Find a general formula for the largest number less than $10^n$ for $n > 1$ that has exactly $8$ divisors.
I was wondering if there was a way to find a general formula for this or if it is possible to create one.
For example, for $n = 2$, $88 = 2^3 \times 11$ is the largest number less than $10^2$ that has $8$ divisors.
Let $x$ have prime factorization $p_1^{a_1}p_2^{a_2} \cdots p_k^{a_k}$.
Let $\tau(x) = \prod_{i=1}^{k} (a_i+1)$, the count-of-divisors function.

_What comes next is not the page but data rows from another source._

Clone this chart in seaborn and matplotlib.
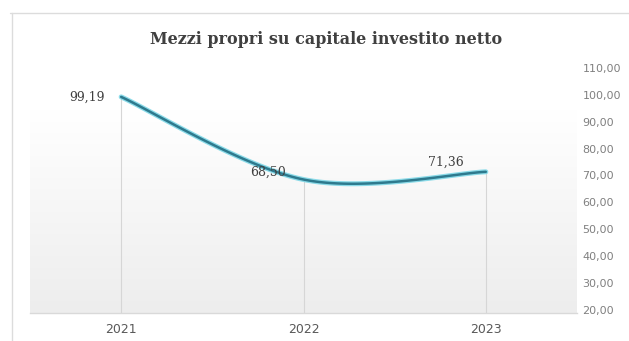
import numpy as np
import matplotlib
matplotlib.use("Agg")
import matplotlib.pyplot as plt
from matplotlib.colors import LinearSegmentedColormap
from matplotlib.lines import Line2D
import seaborn as sns

# Chart data
years = ["2021", "2022", "2023"]
values = [99.19, 68.50, 71.36]
value_labels = ["99,19", "68,50", "71,36"]
axis_ticks = [20, 30, 40, 50, 60, 70, 80, 90, 100, 110]

sns.set_theme(style="white")
plt.rcParams["font.family"] = ["DejaVu Sans"]

W, H = 629, 341
fig = plt.figure(figsize=(W / 100, H / 100), dpi=100)
fig.patch.set_facecolor("white")

# plot area in pixel coordinates
left, right, top, bottom = 30, 577, 60, 313
ax = fig.add_axes([left / W, 1 - bottom / H, (right - left) / W, (bottom - top) / H])
ymin, ymax = 18.9, 112.9
ax.set_facecolor("none")

# soft vertical gradient behind the plot: white at the top, light grey at the base
grad_cmap = LinearSegmentedColormap.from_list(
    "bg", [(0.0, "#ffffff"), (0.2, "#ffffff"), (1.0, "#ededed")])
grad = np.linspace(0, 1, 256).reshape(-1, 1)
ax.imshow(grad, extent=(-0.5, 2.5, ymin, ymax), origin="upper", aspect="auto",
          cmap=grad_cmap, zorder=0, interpolation="bicubic")
ax.set_xlim(-0.5, 2.5)
ax.set_ylim(ymin, ymax)

x = np.arange(len(values), dtype=float)
y = np.array(values, dtype=float)

# drop lines from each point to the baseline
ax.vlines(x, ymin, y, color="#d6d6d6", lw=0.8, zorder=1)


# smoothed line (cubic Bezier segments with tangents from neighbouring points)
def smooth_curve(px, py, n=60):
    pts = np.column_stack([px, py])
    out = []
    for i in range(len(pts) - 1):
        p0 = pts[i - 1] if i > 0 else pts[i]
        p1, p2 = pts[i], pts[i + 1]
        p3 = pts[i + 2] if i + 2 < len(pts) else pts[i + 1]
        c1 = p1 + (p2 - p0) / 6.0
        c2 = p2 - (p3 - p1) / 6.0
        t = np.linspace(0, 1, n)[:, None]
        seg = ((1 - t) ** 3) * p1 + 3 * ((1 - t) ** 2) * t * c1 + 3 * (1 - t) * t ** 2 * c2 + t ** 3 * p2
        out.append(seg if i == 0 else seg[1:])
    return np.vstack(out)


curve = smooth_curve(x, y)
sns.lineplot(x=curve[:, 0], y=curve[:, 1], sort=False, ax=ax, color="#6fd3e4",
             lw=3.6, alpha=0.8, zorder=3)
sns.lineplot(x=curve[:, 0], y=curve[:, 1], sort=False, ax=ax, color="#2e7a8e",
             lw=1.8, zorder=4)

# value labels
offsets = [(-16, 0, "right"), (-18, 7, "right"), (-40, 10, "center")]
for xi, yi, lab, (dx, dy, ha) in zip(x, y, value_labels, offsets):
    ax.annotate(lab, (xi, yi), xytext=(dx, dy), textcoords="offset pixels",
                ha=ha, va="center", fontsize=9, color="#404040",
                family="DejaVu Serif", zorder=5)

# category axis
ax.set_xticks(x)
ax.set_xticklabels(years)
ax.tick_params(axis="x", length=0, pad=7, labelsize=9, labelcolor="#595959")

# value axis on the right
ax.yaxis.tick_right()
ax.set_yticks(axis_ticks)
ax.set_yticklabels([f"{v:.2f}".replace(".", ",") for v in axis_ticks])
ax.tick_params(axis="y", length=0, pad=4, labelsize=8, labelcolor="#808080")

for s in ["top", "left", "right"]:
    ax.spines[s].set_visible(False)
ax.spines["bottom"].set_color("#d9d9d9")
ax.spines["bottom"].set_linewidth(1.0)
ax.grid(False)

# title
fig.text(326 / W, 1 - 40 / H, "Mezzi propri su capitale investito netto",
         ha="center", va="center", fontsize=11.5, fontweight="bold",
         color="#404040", family="DejaVu Serif")

# chart frame
fig.add_artist(Line2D([10 / W, 1.0], [1 - 13 / H, 1 - 13 / H], color="#dcdcdc", lw=1.0))
fig.add_artist(Line2D([12 / W, 12 / W], [0, 1 - 13 / H], color="#dcdcdc", lw=1.0))

fig.savefig("out.png", dpi=100, facecolor="white")
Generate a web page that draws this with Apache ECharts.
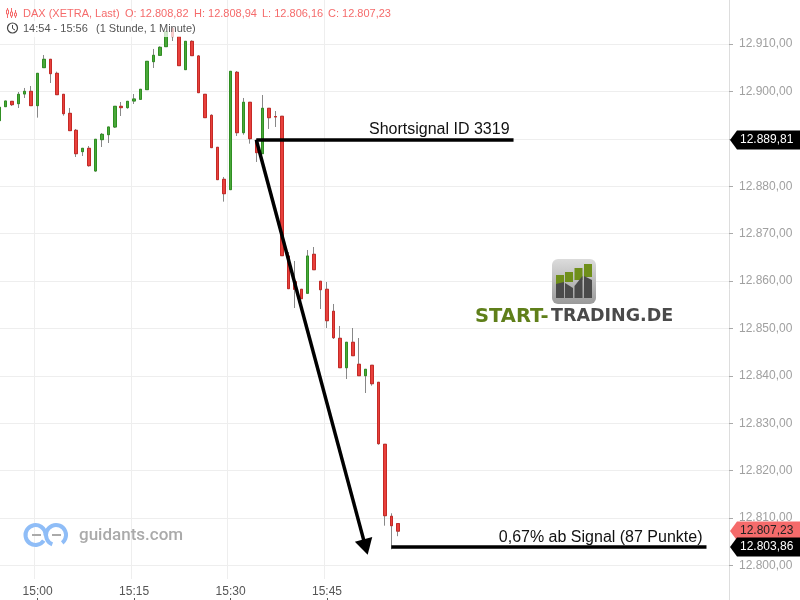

There are three cases if $\tau(x) = 8$:
$\tau(x) = (a_1+1) = (8) = 8$
$\tau(x) = (a_1+1)(a_2+1) = (2)(4) = 8$
$\tau(x) = (a_1+1)(a_2+1)(a_3+1) = (2)(2)(2) = 8$
This implies that $x$ is of the form $p^7$, $pq^3$, or $pqr$, where $p,q,r$ are distinct. So we can find the largest way to represent each of these under the limit $10^n$ and then take the maximum of the three.
In practice, it's probably a lot easier to start at $10^n-1$, iterate downward, and compute $\tau(n)$ as you go until you find something with $\tau(x) = 8$.